:: Objective ::
Output the data word for word, dropping every image.

:: Data excerpt ::
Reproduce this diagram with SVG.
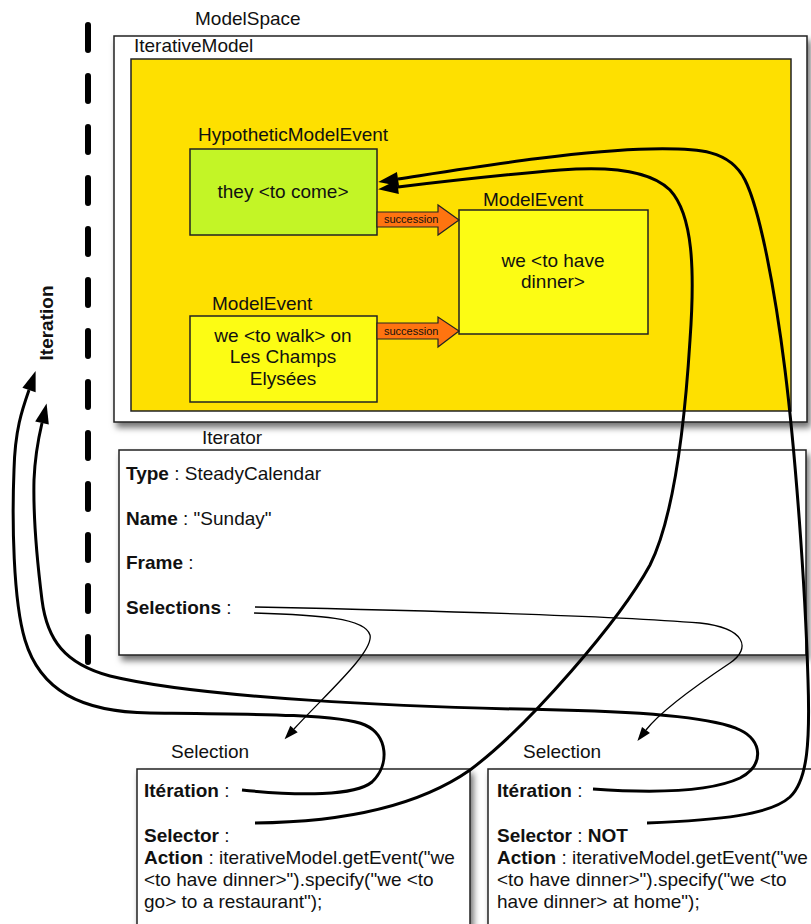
<svg xmlns="http://www.w3.org/2000/svg" width="811" height="924" viewBox="0 0 811 924">
<defs>
<style>
text{font-family:"Liberation Sans",Arial,Helvetica,sans-serif;font-size:19px;fill:#111}
.b{font-weight:bold}
.sm{font-size:11px}
.box{stroke:#222;stroke-width:1.5}
.thick{fill:none;stroke:#000;stroke-width:3}
.thin{fill:none;stroke:#000;stroke-width:1.3}
.dash{fill:none;stroke:#000;stroke-width:6;stroke-linecap:round;stroke-dasharray:25 26}
.succ{fill:#FF7410;stroke:#222;stroke-width:1.2}
</style>
<filter id="sh" x="-5%" y="-5%" width="115%" height="120%">
<feDropShadow dx="3" dy="5" stdDeviation="3" flood-color="#000" flood-opacity="0.55"/>
</filter>
<marker id="ah" markerUnits="userSpaceOnUse" markerWidth="22" markerHeight="16" refX="0" refY="7" orient="auto" overflow="visible">
<path d="M0,0 L20,7 L0,14 z" fill="#000"/>
</marker>
<marker id="ahs" markerUnits="userSpaceOnUse" markerWidth="16" markerHeight="12" refX="0" refY="5" orient="auto" overflow="visible">
<path d="M0,0 L14,5 L0,10 z" fill="#000"/>
</marker>
</defs>
<rect width="811" height="924" fill="#fff"/>

<g id="iteration-axis">
<path class="dash" d="M88,25 L88,662"/>
<text class="b" transform="translate(53,323) rotate(-90)" text-anchor="middle" font-size="18.5">Iteration</text>
</g>

<text x="195" y="25">ModelSpace</text>

<g id="iterativeModel">
<rect class="box" x="114" y="36" width="693" height="386" fill="#fff" filter="url(#sh)"/>
<text x="134" y="52">IterativeModel</text>
<rect class="box" x="131" y="59" width="660" height="352" fill="#FEE000"/>
</g>

<g id="hypotheticModelEvent">
<text x="198" y="141">HypotheticModelEvent</text>
<rect class="box" x="190" y="149" width="187" height="86" fill="#C3F526"/>
<text x="283" y="198" text-anchor="middle">they &lt;to come&gt;</text>
</g>

<g id="modelEventWalk">
<text x="212" y="310">ModelEvent</text>
<rect class="box" x="190" y="316" width="187" height="86" fill="#FCFC14"/>
<text x="283" y="342" text-anchor="middle">we &lt;to walk&gt; on</text>
<text x="283" y="363" text-anchor="middle">Les Champs</text>
<text x="283" y="385" text-anchor="middle">Elysées</text>
</g>

<g id="modelEventDinner">
<text x="483" y="206">ModelEvent</text>
<rect class="box" x="459" y="210" width="189" height="124" fill="#FCFC14"/>
<text x="553" y="267" text-anchor="middle">we &lt;to have</text>
<text x="553" y="288" text-anchor="middle">dinner&gt;</text>
</g>

<g id="iterator">
<text x="202" y="444">Iterator</text>
<rect class="box" x="119" y="450" width="687" height="205" fill="#fff" filter="url(#sh)"/>
<text x="126" y="480"><tspan class="b">Type</tspan> : SteadyCalendar</text>
<text x="126" y="525"><tspan class="b">Name</tspan> : "Sunday"</text>
<text x="126" y="569"><tspan class="b">Frame</tspan> :</text>
<text x="126" y="614"><tspan class="b">Selections</tspan> :</text>
</g>

<g id="selection1">
<text x="171" y="758">Selection</text>
<rect class="box" x="137" y="769" width="333" height="170" fill="#fff" filter="url(#sh)"/>
<text x="144" y="797"><tspan class="b">Itération</tspan> :</text>
<text x="144" y="842"><tspan class="b">Selector</tspan> :</text>
<text x="144" y="864"><tspan class="b">Action</tspan> : iterativeModel.getEvent("we</text>
<text x="144" y="886">&lt;to have dinner&gt;").specify("we &lt;to</text>
<text x="144" y="908">go&gt; to a restaurant");</text>
</g>

<g id="selection2">
<text x="523" y="758">Selection</text>
<rect class="box" x="488" y="769" width="340" height="170" fill="#fff" filter="url(#sh)"/>
<text x="497" y="797"><tspan class="b">Itération</tspan> :</text>
<text x="497" y="842"><tspan class="b">Selector</tspan> : <tspan class="b">NOT</tspan></text>
<text x="497" y="864"><tspan class="b">Action</tspan> : iterativeModel.getEvent("we</text>
<text x="497" y="886">&lt;to have dinner&gt;").specify("we &lt;to</text>
<text x="497" y="908">have dinner&gt; at home");</text>
</g>

<g id="connectors">
<g id="succession1">
<path class="succ" d="M377,212 L438,212 L438,205 L459,220 L438,235 L438,227 L377,227 z"/>
<text class="sm" x="384" y="223">succession</text>
</g>
<g id="succession2">
<path class="succ" d="M377,323 L438,323 L438,317 L459,331 L438,347 L438,339 L377,339 z"/>
<text class="sm" x="384" y="335">succession</text>
</g>
<path class="thick" marker-end="url(#ah)" d="M647,823 C720,820 770,815 790,797 C808,780 810,740 808,680 C805,580 795,450 785,370 C775,290 760,210 745,180 C730,150 700,148 650,149 C580,150 470,168 398,179"/>
<path class="thick" marker-end="url(#ah)" d="M255,823 C350,822 420,805 470,770 C530,725 620,620 650,565 C675,515 685,420 690,340 C695,270 693,215 670,190 C650,170 610,166 560,170 C500,175 440,182 398,187"/>
<path class="thick" marker-end="url(#ah)" d="M242,790 C300,796 355,796 372,782 C390,765 388,735 365,725 C340,714 250,714 150,713 C80,712 40,690 25,640 C13,600 12,520 14,470 C15,430 22,410 29,390"/>
<path class="thick" marker-end="url(#ah)" d="M593,789 C650,793 710,792 740,778 C765,765 762,740 740,730 C715,718 650,712 560,710 C400,707 200,698 110,676 C65,664 47,640 42,600 C37,560 33,520 34,480 C35,455 38,440 42,423"/>
<path class="thin" marker-end="url(#ahs)" d="M255,607 C400,610 600,615 700,623 C745,628 752,648 730,663 C700,683 660,712 646,730"/>
<path class="thin" marker-end="url(#ahs)" d="M254,613 C320,615 365,618 370,635 C374,652 325,695 294,729"/>
</g>
</svg>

:: Task solution ::
Reproduce this diagram with SVG.
<svg xmlns="http://www.w3.org/2000/svg" width="811" height="924" viewBox="0 0 811 924">
<defs>
<style>
text{font-family:"Liberation Sans",Arial,Helvetica,sans-serif;font-size:19px;fill:#111}
.b{font-weight:bold}
.sm{font-size:11px}
.box{stroke:#222;stroke-width:1.5}
.thick{fill:none;stroke:#000;stroke-width:3}
.thin{fill:none;stroke:#000;stroke-width:1.3}
.dash{fill:none;stroke:#000;stroke-width:6;stroke-linecap:round;stroke-dasharray:25 26}
.succ{fill:#FF7410;stroke:#222;stroke-width:1.2}
</style>
<filter id="sh" x="-5%" y="-5%" width="115%" height="120%">
<feDropShadow dx="3" dy="5" stdDeviation="3" flood-color="#000" flood-opacity="0.55"/>
</filter>
<marker id="ah" markerUnits="userSpaceOnUse" markerWidth="22" markerHeight="16" refX="0" refY="7" orient="auto" overflow="visible">
<path d="M0,0 L20,7 L0,14 z" fill="#000"/>
</marker>
<marker id="ahs" markerUnits="userSpaceOnUse" markerWidth="16" markerHeight="12" refX="0" refY="5" orient="auto" overflow="visible">
<path d="M0,0 L14,5 L0,10 z" fill="#000"/>
</marker>
</defs>
<rect width="811" height="924" fill="#fff"/>

<g id="iteration-axis">
<path class="dash" d="M88,25 L88,662"/>
<text class="b" transform="translate(53,323) rotate(-90)" text-anchor="middle" font-size="18.5">Iteration</text>
</g>

<text x="195" y="25">ModelSpace</text>

<g id="iterativeModel">
<rect class="box" x="114" y="36" width="693" height="386" fill="#fff" filter="url(#sh)"/>
<text x="134" y="52">IterativeModel</text>
<rect class="box" x="131" y="59" width="660" height="352" fill="#FEE000"/>
</g>

<g id="hypotheticModelEvent">
<text x="198" y="141">HypotheticModelEvent</text>
<rect class="box" x="190" y="149" width="187" height="86" fill="#C3F526"/>
<text x="283" y="198" text-anchor="middle">they &lt;to come&gt;</text>
</g>

<g id="modelEventWalk">
<text x="212" y="310">ModelEvent</text>
<rect class="box" x="190" y="316" width="187" height="86" fill="#FCFC14"/>
<text x="283" y="342" text-anchor="middle">we &lt;to walk&gt; on</text>
<text x="283" y="363" text-anchor="middle">Les Champs</text>
<text x="283" y="385" text-anchor="middle">Elysées</text>
</g>

<g id="modelEventDinner">
<text x="483" y="206">ModelEvent</text>
<rect class="box" x="459" y="210" width="189" height="124" fill="#FCFC14"/>
<text x="553" y="267" text-anchor="middle">we &lt;to have</text>
<text x="553" y="288" text-anchor="middle">dinner&gt;</text>
</g>

<g id="iterator">
<text x="202" y="444">Iterator</text>
<rect class="box" x="119" y="450" width="687" height="205" fill="#fff" filter="url(#sh)"/>
<text x="126" y="480"><tspan class="b">Type</tspan> : SteadyCalendar</text>
<text x="126" y="525"><tspan class="b">Name</tspan> : "Sunday"</text>
<text x="126" y="569"><tspan class="b">Frame</tspan> :</text>
<text x="126" y="614"><tspan class="b">Selections</tspan> :</text>
</g>

<g id="selection1">
<text x="171" y="758">Selection</text>
<rect class="box" x="137" y="769" width="333" height="170" fill="#fff" filter="url(#sh)"/>
<text x="144" y="797"><tspan class="b">Itération</tspan> :</text>
<text x="144" y="842"><tspan class="b">Selector</tspan> :</text>
<text x="144" y="864"><tspan class="b">Action</tspan> : iterativeModel.getEvent("we</text>
<text x="144" y="886">&lt;to have dinner&gt;").specify("we &lt;to</text>
<text x="144" y="908">go&gt; to a restaurant");</text>
</g>

<g id="selection2">
<text x="523" y="758">Selection</text>
<rect class="box" x="488" y="769" width="340" height="170" fill="#fff" filter="url(#sh)"/>
<text x="497" y="797"><tspan class="b">Itération</tspan> :</text>
<text x="497" y="842"><tspan class="b">Selector</tspan> : <tspan class="b">NOT</tspan></text>
<text x="497" y="864"><tspan class="b">Action</tspan> : iterativeModel.getEvent("we</text>
<text x="497" y="886">&lt;to have dinner&gt;").specify("we &lt;to</text>
<text x="497" y="908">have dinner&gt; at home");</text>
</g>

<g id="connectors">
<g id="succession1">
<path class="succ" d="M377,212 L438,212 L438,205 L459,220 L438,235 L438,227 L377,227 z"/>
<text class="sm" x="384" y="223">succession</text>
</g>
<g id="succession2">
<path class="succ" d="M377,323 L438,323 L438,317 L459,331 L438,347 L438,339 L377,339 z"/>
<text class="sm" x="384" y="335">succession</text>
</g>
<path class="thick" marker-end="url(#ah)" d="M647,823 C720,820 770,815 790,797 C808,780 810,740 808,680 C805,580 795,450 785,370 C775,290 760,210 745,180 C730,150 700,148 650,149 C580,150 470,168 398,179"/>
<path class="thick" marker-end="url(#ah)" d="M255,823 C350,822 420,805 470,770 C530,725 620,620 650,565 C675,515 685,420 690,340 C695,270 693,215 670,190 C650,170 610,166 560,170 C500,175 440,182 398,187"/>
<path class="thick" marker-end="url(#ah)" d="M242,790 C300,796 355,796 372,782 C390,765 388,735 365,725 C340,714 250,714 150,713 C80,712 40,690 25,640 C13,600 12,520 14,470 C15,430 22,410 29,390"/>
<path class="thick" marker-end="url(#ah)" d="M593,789 C650,793 710,792 740,778 C765,765 762,740 740,730 C715,718 650,712 560,710 C400,707 200,698 110,676 C65,664 47,640 42,600 C37,560 33,520 34,480 C35,455 38,440 42,423"/>
<path class="thin" marker-end="url(#ahs)" d="M255,607 C400,610 600,615 700,623 C745,628 752,648 730,663 C700,683 660,712 646,730"/>
<path class="thin" marker-end="url(#ahs)" d="M254,613 C320,615 365,618 370,635 C374,652 325,695 294,729"/>
</g>
</svg>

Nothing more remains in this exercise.